Cotton marketing news
Don Shurley, UGA Professor Emeritus of Cotton Economics

USDA’s Prospective Plantings report projects that farmers intend to plant 10.67 million acres this year—4.3% more than last year.  This is less than expected.  Most industry estimates were thinking acreage would be in the neighborhood of 11 million acres.

Acreage is expected to be up in 12 of 17 states.  Acreage is expected to be down slightly in Texas and Georgia—the two largest states.  No expected increase in Texas helped keep the total increase for the US below expectations.
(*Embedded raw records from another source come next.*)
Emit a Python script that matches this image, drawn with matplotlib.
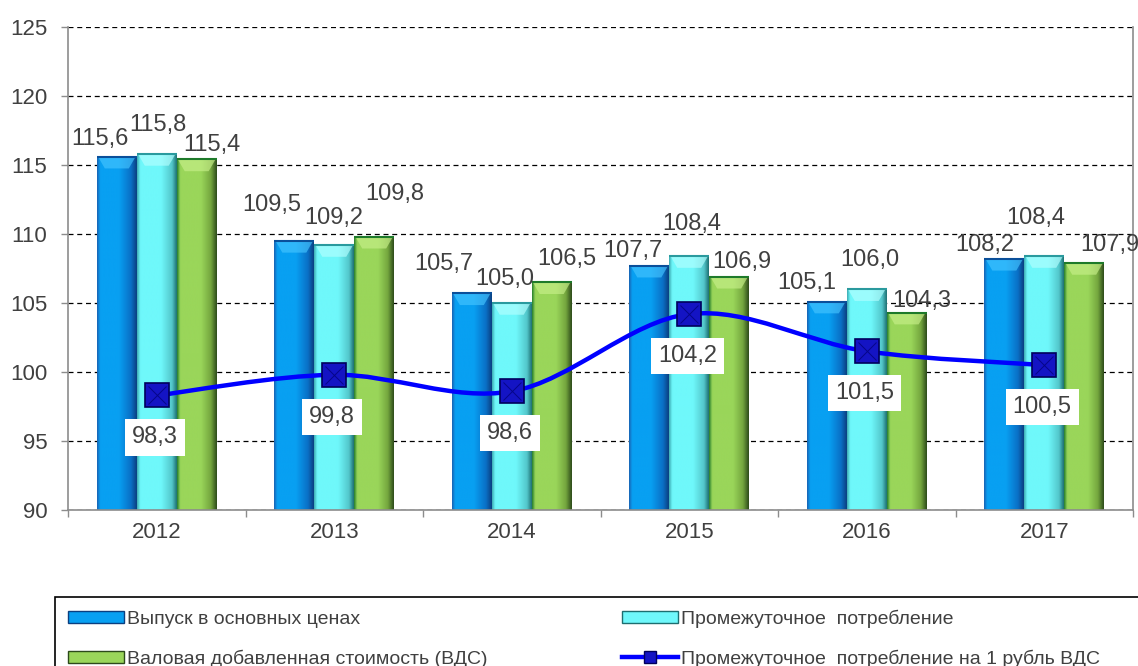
import matplotlib

matplotlib.use("Agg")

import matplotlib.pyplot as plt
import numpy as np
from matplotlib import font_manager
from matplotlib.colors import LinearSegmentedColormap
from matplotlib.lines import Line2D
from matplotlib.patches import Patch, PathPatch, Polygon, Rectangle
from matplotlib.path import Path


years = ["2012", "2013", "2014", "2015", "2016", "2017"]
output_basic = [115.6, 109.5, 105.7, 107.7, 105.1, 108.2]
intermediate = [115.8, 109.2, 105.0, 108.4, 106.0, 108.4]
gross_value_added = [115.4, 109.8, 106.5, 106.9, 104.3, 107.9]
per_ruble_gva = [98.3, 99.8, 98.6, 104.2, 101.5, 100.5]

legend_names = [
    "Выпуск в основных ценах",
    "Промежуточное  потребление",
    "Валовая добавленная стоимость (ВДС)",
    "Промежуточное  потребление на 1 рубль ВДС",
]

# label offsets (pixels) of the bar values, same as in the source chart
BAR_LABEL_SHIFT = [
    [(-17, 18), (1, 29), (15, 14)],
    [(-23, 36), (-1, 27), (21, 43)],
    [(-28, 29), (-7, 24), (15, 23)],
    [(-16, 15), (2, 32), (13, 15)],
    [(-20, 19), (3, 29), (15, 12)],
    [(-20, 14), (-8, 38), (26, 18)],
]

TEXT_COLOR = "#404040"
AXIS_COLOR = "#8c8c8c"
BAR_WIDTH = 0.225

BLUE_STOPS = [(0.0, "#1a5fb0"), (0.08, "#08a0f2"), (0.55, "#08a0f2"), (0.85, "#0a70c6"), (1.0, "#0b3f80")]
CYAN_STOPS = [(0.0, "#3aa8b0"), (0.08, "#6ff8fb"), (0.6, "#6ff8fb"), (0.88, "#52c6ca"), (1.0, "#1d6e70")]
GREEN_STOPS = [(0.0, "#1f7a2a"), (0.08, "#9ad65a"), (0.6, "#9ad65a"), (0.85, "#74a63e"), (1.0, "#2c4a1a")]


def pick_font(names):
    available = {f.name for f in font_manager.fontManager.ttflist}
    for name in names:
        if name in available:
            return name
    return "DejaVu Sans"


def smooth_path(xs, ys):
    """Bezier path through the points, like the smoothed line in Excel."""
    pts = np.column_stack([xs, ys]).astype(float)
    n = len(pts)
    verts = [pts[0]]
    codes = [Path.MOVETO]
    for i in range(n - 1):
        p0 = pts[i - 1] if i > 0 else pts[i]
        p1 = pts[i]
        p2 = pts[i + 1]
        p3 = pts[i + 2] if i + 2 < n else p2
        verts += [p1 + (p2 - p0) / 6, p2 - (p3 - p1) / 6, p2]
        codes += [Path.CURVE4] * 3
    return Path(verts, codes)


def draw_gradient_bars(ax, bars, stops, bevel_color, edge_color):
    cmap = LinearSegmentedColormap.from_list("bar", stops)
    grad = np.linspace(0, 1, 256).reshape(1, -1)
    for bar in bars:
        x0, y0 = bar.get_x(), bar.get_y()
        w, h = bar.get_width(), bar.get_height()
        im = ax.imshow(grad, cmap=cmap, aspect="auto", interpolation="bicubic",
                       extent=(x0, x0 + w, y0, y0 + h), zorder=2.2)
        im.set_clip_path(bar)
        top = y0 + h
        bevel = Polygon([(x0 + 0.03 * w, top), (x0 + 0.97 * w, top),
                         (x0 + 0.8 * w, top - 0.85), (x0 + 0.2 * w, top - 0.85)],
                        closed=True, facecolor=bevel_color, edgecolor="none",
                        alpha=0.65, zorder=2.3)
        ax.add_patch(bevel)
        ax.plot([x0, x0 + w], [top, top], color=edge_color, lw=1.5, zorder=2.4,
                solid_capstyle="butt")


def main():
    base_font = pick_font(["Liberation Sans", "Arial"])
    legend_font = pick_font(["Liberation Sans Narrow", "Arial Narrow", "Liberation Sans"])
    plt.rcParams["font.family"] = [base_font, "DejaVu Sans"]

    fig = plt.figure(figsize=(11.38, 6.66), dpi=100)
    ax = fig.add_axes([68 / 1138, 1 - 510 / 666, (1133 - 68) / 1138, (510 - 27) / 666])

    x = np.arange(len(years))
    series = [output_basic, intermediate, gross_value_added]
    styles = [
        (BLUE_STOPS, "#45c4ff", "#0a4f9a"),
        (CYAN_STOPS, "#b4ffff", "#2a9a9e"),
        (GREEN_STOPS, "#c8f08a", "#1e7a2a"),
    ]

    for k, (values, (stops, bevel, edge)) in enumerate(zip(series, styles)):
        heights = np.array(values) - 90
        bars = ax.bar(x + (k - 1) * BAR_WIDTH, heights, BAR_WIDTH, bottom=90,
                      color=stops[2][1], edgecolor="none", zorder=2)
        draw_gradient_bars(ax, bars, stops, bevel, edge)
        for i, (bar, value) in enumerate(zip(bars, values)):
            dx, dy = BAR_LABEL_SHIFT[i][k]
            ax.annotate(f"{value:.1f}".replace(".", ","),
                        (bar.get_x() + bar.get_width() / 2, value),
                        xytext=(dx, dy), textcoords="offset pixels",
                        ha="center", va="center", fontsize=17, color=TEXT_COLOR, zorder=6,
                        annotation_clip=False)

    line = PathPatch(smooth_path(x, per_ruble_gva), fill=False, edgecolor="#0000ff",
                     lw=3.2, zorder=4)
    ax.add_patch(line)
    ax.plot(x, per_ruble_gva, linestyle="none", marker="s", markersize=17,
            markerfacecolor="#1414c4", markeredgecolor="#00005c", markeredgewidth=1.2, zorder=5)
    ax.plot(x, per_ruble_gva, linestyle="none", marker="x", markersize=13,
            markeredgecolor="#000070", markeredgewidth=0.7, alpha=0.7, zorder=5.1)
    for xi, value in zip(x, per_ruble_gva):
        ax.annotate(f"{value:.1f}".replace(".", ","), (xi, value),
                    xytext=(-2, -42), textcoords="offset pixels",
                    ha="center", va="center", fontsize=17, color=TEXT_COLOR, zorder=6,
                    bbox=dict(boxstyle="square,pad=0.3", facecolor="white", edgecolor="none"))

    ax.set_xlim(-0.5, len(years) - 0.5)
    ax.set_ylim(90, 125)
    ax.set_yticks(np.arange(90, 126, 5))
    ax.set_xticks(x)
    ax.set_xticklabels(years)
    ax.set_xticks(np.arange(-0.5, len(years), 1.0), minor=True)
    ax.tick_params(axis="x", which="major", length=0, pad=9, labelsize=16, labelcolor=TEXT_COLOR)
    ax.tick_params(axis="x", which="minor", length=5, width=1, color=AXIS_COLOR)
    ax.tick_params(axis="y", length=5, width=1, color=AXIS_COLOR, pad=10,
                   labelsize=16, labelcolor=TEXT_COLOR)

    ax.grid(axis="y", color="black", linestyle=(0, (4, 3)), linewidth=0.9)
    ax.set_axisbelow(True)
    ax.spines["top"].set_visible(False)
    for side in ["left", "bottom", "right"]:
        ax.spines[side].set_color(AXIS_COLOR)
        ax.spines[side].set_linewidth(1.2)

    # legend box runs past the right and bottom edges of the image
    fig.patches.append(Rectangle((55 / 1138, -0.2), 1.2, 0.2 + 1 - 597 / 666,
                                 transform=fig.transFigure, facecolor="none",
                                 edgecolor="black", linewidth=1.2))

    handles = [
        Patch(facecolor="#08a0f2", edgecolor="#0b3f80"),
        Patch(facecolor="#9ad65a", edgecolor="#2c4a1a"),
        Patch(facecolor="#6ff8fb", edgecolor="#1d6e70"),
        Line2D([0], [0], color="#0000ff", lw=3.2, marker="s", markersize=9,
               markerfacecolor="#1414c4", markeredgecolor="#00005c"),
    ]
    labels = [legend_names[0], legend_names[2], legend_names[1], legend_names[3]]
    leg = fig.legend(handles, labels, ncol=2, loc="upper left",
                     bbox_to_anchor=(55 / 1138, 1 - 597 / 666), borderaxespad=0,
                     frameon=False,
                     prop={"family": legend_font, "size": 14},
                     handlelength=2.9, handleheight=0.6, handletextpad=0.15,
                     borderpad=0.65, labelspacing=1.1, columnspacing=6.9)
    for text in leg.get_texts():
        text.set_color(TEXT_COLOR)

    fig.savefig("out.png", dpi=100)
    plt.close(fig)


if __name__ == "__main__":
    main()
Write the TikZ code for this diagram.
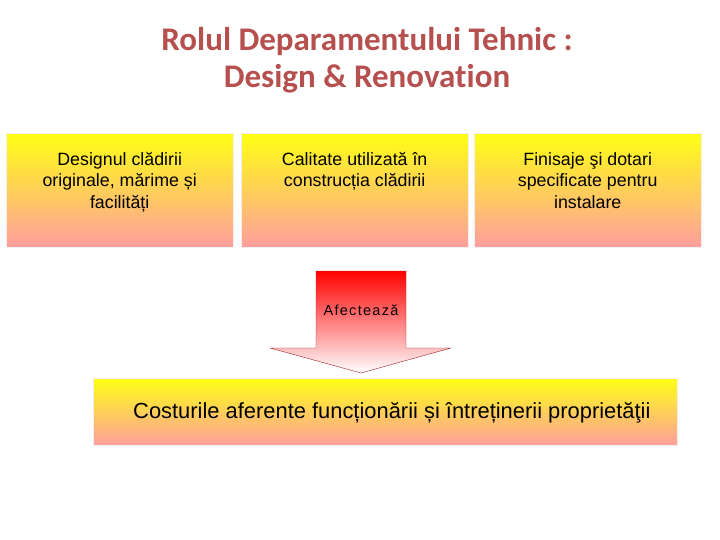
\documentclass[tikz,border=0pt]{standalone}
\usepackage{fontspec}
\setmainfont{Liberation Sans}
\newfontfamily\titlefont[Ligatures={NoCommon}]{Carlito}
\newfontfamily\spacedfont[LetterSpace=9]{Liberation Sans}
\usetikzlibrary{positioning}

\definecolor{titlered}{RGB}{181,80,79}
\definecolor{boxyellow}{RGB}{255,255,20}
\definecolor{boxorange}{RGB}{255,210,110}
\definecolor{boxpink}{RGB}{255,158,158}
\definecolor{arrowred}{RGB}{160,30,40}

\begin{document}
\begin{tikzpicture}[x=1pt, y=-1pt, line join=bevel]
  % \boxw and \boxh are the width and height of the three upper boxes,
  % \boxtop is the y of their upper edge.
  \pgfmathsetmacro{\boxw}{227}
  \pgfmathsetmacro{\boxh}{114}
  \pgfmathsetmacro{\boxtop}{133}

  \tikzset{
    box_fill/.style={draw=black!6, top color=boxyellow,
      middle color=boxorange, bottom color=boxpink},
    upper_box/.style={box_fill, minimum width=\boxw pt, minimum height=\boxh pt,
      inner sep=0pt, anchor=north west},
    box_text/.style={align=center, inner sep=0pt,
      font=\fontsize{17.8}{21.5}\selectfont},
    arrow_shape/.style={draw=arrowred, thin, top color=red,
      middle color=red!30, bottom color=white},
  }

  \useasboundingbox (0,0) rectangle (720,540);

  % title
  \node[font=\titlefont\bfseries\fontsize{33}{37}\selectfont, text=titlered,
    align=center] (title) at (367,60)
    {Rolul Deparamentului Tehnic :\\Design \& Renovation};

  % the three upper boxes
  \foreach \x/\boxname in {6/d1, 241/d2, 474/d3}
    \node[upper_box] (\boxname) at (\x,\boxtop) {};

  \node[box_text, below=19pt of d1.north] (d1-t)
    {Designul clădirii\\originale, mărime și\\facilități};
  \node[box_text, below=19pt of d2.north] (d2-t)
    {Calitate utilizată în\\construcția clădirii};
  \node[box_text, below=19pt of d3.north] (d3-t)
    {Finisaje şi dotari\\specificate pentru\\instalare};

  % the arrow
  \coordinate (a1) at (316,271);
  \coordinate (a2) at (406,271);
  \coordinate (a3) at (406,348);
  \coordinate (a4) at (451,348);
  \coordinate (tip) at (361,373);
  \coordinate (a5) at (270,348);
  \coordinate (a6) at (316,348);
  \draw[arrow_shape] (a1) -- (a2) -- (a3) -- (a4) -- (tip) -- (a5) -- (a6) -- cycle;
  \node[font=\spacedfont\fontsize{14.5}{16}\selectfont] (affect) at (361,310) {Afectează};

  % the lower box
  \node[box_fill, minimum width=584pt, minimum height=67pt, inner sep=0pt,
    anchor=north west] (costs) at (93,378) {};
  \node[font=\fontsize{21.9}{25}\selectfont, anchor=west, inner sep=0pt,
    right=40pt of costs.west, yshift=-1pt] (costs-t)
    {Costurile aferente funcționării și întreținerii proprietăţii};
\end{tikzpicture}
\end{document}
Prices increased only slightly despite the less than expected acreage number.  Old crop May futures now stands at 91.38¢, and new crop December futures stands at 83.99¢.  As expected, the spread between old and new crop (May minus Dec) has narrowed to now +7.39 cents.  This is because new crop has been stable/sideways while old crop has weakened.  It might also be that the market was not willing to commit to a larger increase prior to a long Holiday weekend.  We may see further follow-through action next week.

This week’s export report showed 115,051 bales in sales and 376,156 bales in shipments.  Sales are above previous weeks and shipments were strong.  This is considered a good report and, combined with a smaller than expected increase in acreage, could be supportive of prices.


Change in Crop Acres in Cotton Producing States


By region, the Southeast projects a decrease in corn and soybeans but increase in cotton and peanuts.  The Mid-South expects increases in all.  The Southwest expects a small increase in cotton but reductions in corn, grain sorghum, peanuts, and soybeans.


March 29 Cotton Futures

New crop appears to have support around 82.5¢.  Prices have moved sideways between 82 and 85¢ for two months.  To break above 85¢ and continue higher, confidence in demand must increase and uncertainties diminish.  Exports must be strong.  Production for 2024 could be higher than last year.  So, higher demand will be needed to keep prices at current or higher levels.